[START OF Available data]

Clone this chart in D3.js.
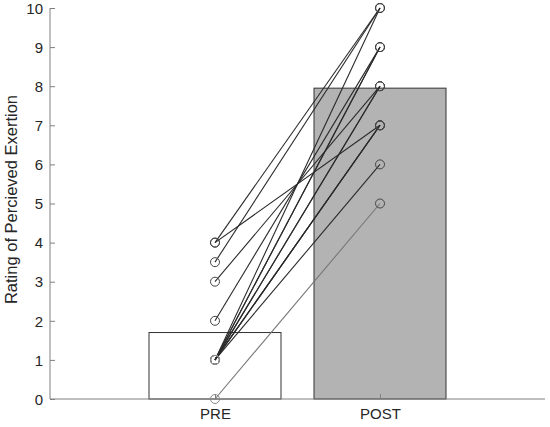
<!DOCTYPE html>
<html>
<head>
<meta charset="utf-8">
<script src="https://cdn.jsdelivr.net/npm/d3@7"></script>
<style>
  body { margin: 0; background: #fff; }
  text { font-family: "Liberation Sans", Arial, sans-serif; fill: #262626; }
</style>
</head>
<body>
<svg id="chart"></svg>
<script>
var groups = ["PRE", "POST"];
var means = [1.7, 7.95];
// one entry per participant, pre and post rating
var preRating  = [0, 1, 4, 4, 3.5, 3, 2, 1, 1, 1, 1, 1, 1, 1, 1];
var postRating = [5, 6, 7, 10, 10, 8, 9, 10, 9, 9, 8, 8, 7, 7, 7];
var yTicks = [0, 1, 2, 3, 4, 5, 6, 7, 8, 9, 10];

var width = 550,
    height = 427,
    margin = {top: 8, right: 3, bottom: 28, left: 50};

var chart = d3.select("#chart")
    .attr("width", width)
    .attr("height", height);

var x = d3.scaleLinear()
    .domain([0, 3])
    .range([margin.left, width - margin.right - 2]);

var y = d3.scaleLinear()
    .domain([0, 10])
    .range([height - margin.bottom, margin.top]);

var barW = x(0.8) - x(0);

// bars
chart.append("g")
    .selectAll("rect")
    .data(means)
    .enter().append("rect")
    .attr("x", function(d, i) { return x(i + 1) - barW / 2; })
    .attr("y", function(d) { return y(d); })
    .attr("width", barW)
    .attr("height", function(d) { return y(0) - y(d); })
    .style("fill", function(d, i) { return i == 0 ? "#fff" : "#b3b3b3"; })
    .style("stroke", "#333")
    .style("stroke-width", 1);

// axes
var yAxis = chart.append("g")
    .attr("transform", "translate(" + x(0) + ",0)")
    .call(d3.axisRight(y).tickValues(yTicks).tickSize(5).tickFormat(""));
yAxis.select(".domain").attr("d", "M0," + y(0) + "V" + y(10));

yAxis.selectAll(".tick")
    .append("text")
    .attr("x", -7)
    .attr("dy", "0.35em")
    .attr("text-anchor", "end")
    .style("font-size", "15px")
    .text(function(d) { return d; });

var xAxis = chart.append("g")
    .attr("transform", "translate(0," + y(0) + ")")
    .call(d3.axisTop(x).tickValues([1, 2]).tickSize(5).tickFormat(""));
xAxis.select(".domain").attr("d", "M" + x(0) + ",0H" + x(3));

xAxis.selectAll(".tick")
    .append("text")
    .attr("y", 20)
    .attr("text-anchor", "middle")
    .style("font-size", "15px")
    .text(function(d) { return groups[d - 1]; });

chart.selectAll(".domain, .tick line")
    .style("stroke", "#808080");

chart.append("text")
    .attr("transform", "translate(17," + (y(5) - 4) + ") rotate(-90)")
    .attr("text-anchor", "middle")
    .style("font-size", "16.5px")
    .text("Rating of Percieved Exertion");

// paired lines
var pairs = preRating.map(function(d, i) { return {pre: d, post: postRating[i]}; });

chart.append("g")
    .selectAll("line")
    .data(pairs)
    .enter().append("line")
    .attr("x1", x(1))
    .attr("y1", function(d) { return y(d.pre); })
    .attr("x2", x(2))
    .attr("y2", function(d) { return y(d.post); })
    .style("stroke", function(d) { return d.pre == 0 ? "#777" : "#2a2a2a"; })
    .style("stroke-width", 1.1);

// markers
var points = [];
pairs.forEach(function(d) {
    points.push({g: 1, v: d.pre});
    points.push({g: 2, v: d.post});
});

chart.append("g")
    .selectAll("circle")
    .data(points)
    .enter().append("circle")
    .attr("cx", function(d) { return x(d.g); })
    .attr("cy", function(d) { return y(d.v); })
    .attr("r", 4.5)
    .style("fill", "none")
    .style("stroke", function(d) { return d.g == 1 && d.v <= 1 ? "#888" : "#444"; })
    .style("stroke-width", 1);
</script>
</body>
</html>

[END OF Available data]

■ Short exercise: All of the material above should be reproduced exactly, except the pictures.

■ Answer for this exercise:
Clone this chart in D3.js.
<!DOCTYPE html>
<html>
<head>
<meta charset="utf-8">
<script src="https://cdn.jsdelivr.net/npm/d3@7"></script>
<style>
  body { margin: 0; background: #fff; }
  text { font-family: "Liberation Sans", Arial, sans-serif; fill: #262626; }
</style>
</head>
<body>
<svg id="chart"></svg>
<script>
var groups = ["PRE", "POST"];
var means = [1.7, 7.95];
// one entry per participant, pre and post rating
var preRating  = [0, 1, 4, 4, 3.5, 3, 2, 1, 1, 1, 1, 1, 1, 1, 1];
var postRating = [5, 6, 7, 10, 10, 8, 9, 10, 9, 9, 8, 8, 7, 7, 7];
var yTicks = [0, 1, 2, 3, 4, 5, 6, 7, 8, 9, 10];

var width = 550,
    height = 427,
    margin = {top: 8, right: 3, bottom: 28, left: 50};

var chart = d3.select("#chart")
    .attr("width", width)
    .attr("height", height);

var x = d3.scaleLinear()
    .domain([0, 3])
    .range([margin.left, width - margin.right - 2]);

var y = d3.scaleLinear()
    .domain([0, 10])
    .range([height - margin.bottom, margin.top]);

var barW = x(0.8) - x(0);

// bars
chart.append("g")
    .selectAll("rect")
    .data(means)
    .enter().append("rect")
    .attr("x", function(d, i) { return x(i + 1) - barW / 2; })
    .attr("y", function(d) { return y(d); })
    .attr("width", barW)
    .attr("height", function(d) { return y(0) - y(d); })
    .style("fill", function(d, i) { return i == 0 ? "#fff" : "#b3b3b3"; })
    .style("stroke", "#333")
    .style("stroke-width", 1);

// axes
var yAxis = chart.append("g")
    .attr("transform", "translate(" + x(0) + ",0)")
    .call(d3.axisRight(y).tickValues(yTicks).tickSize(5).tickFormat(""));
yAxis.select(".domain").attr("d", "M0," + y(0) + "V" + y(10));

yAxis.selectAll(".tick")
    .append("text")
    .attr("x", -7)
    .attr("dy", "0.35em")
    .attr("text-anchor", "end")
    .style("font-size", "15px")
    .text(function(d) { return d; });

var xAxis = chart.append("g")
    .attr("transform", "translate(0," + y(0) + ")")
    .call(d3.axisTop(x).tickValues([1, 2]).tickSize(5).tickFormat(""));
xAxis.select(".domain").attr("d", "M" + x(0) + ",0H" + x(3));

xAxis.selectAll(".tick")
    .append("text")
    .attr("y", 20)
    .attr("text-anchor", "middle")
    .style("font-size", "15px")
    .text(function(d) { return groups[d - 1]; });

chart.selectAll(".domain, .tick line")
    .style("stroke", "#808080");

chart.append("text")
    .attr("transform", "translate(17," + (y(5) - 4) + ") rotate(-90)")
    .attr("text-anchor", "middle")
    .style("font-size", "16.5px")
    .text("Rating of Percieved Exertion");

// paired lines
var pairs = preRating.map(function(d, i) { return {pre: d, post: postRating[i]}; });

chart.append("g")
    .selectAll("line")
    .data(pairs)
    .enter().append("line")
    .attr("x1", x(1))
    .attr("y1", function(d) { return y(d.pre); })
    .attr("x2", x(2))
    .attr("y2", function(d) { return y(d.post); })
    .style("stroke", function(d) { return d.pre == 0 ? "#777" : "#2a2a2a"; })
    .style("stroke-width", 1.1);

// markers
var points = [];
pairs.forEach(function(d) {
    points.push({g: 1, v: d.pre});
    points.push({g: 2, v: d.post});
});

chart.append("g")
    .selectAll("circle")
    .data(points)
    .enter().append("circle")
    .attr("cx", function(d) { return x(d.g); })
    .attr("cy", function(d) { return y(d.v); })
    .attr("r", 4.5)
    .style("fill", "none")
    .style("stroke", function(d) { return d.g == 1 && d.v <= 1 ? "#888" : "#444"; })
    .style("stroke-width", 1);
</script>
</body>
</html>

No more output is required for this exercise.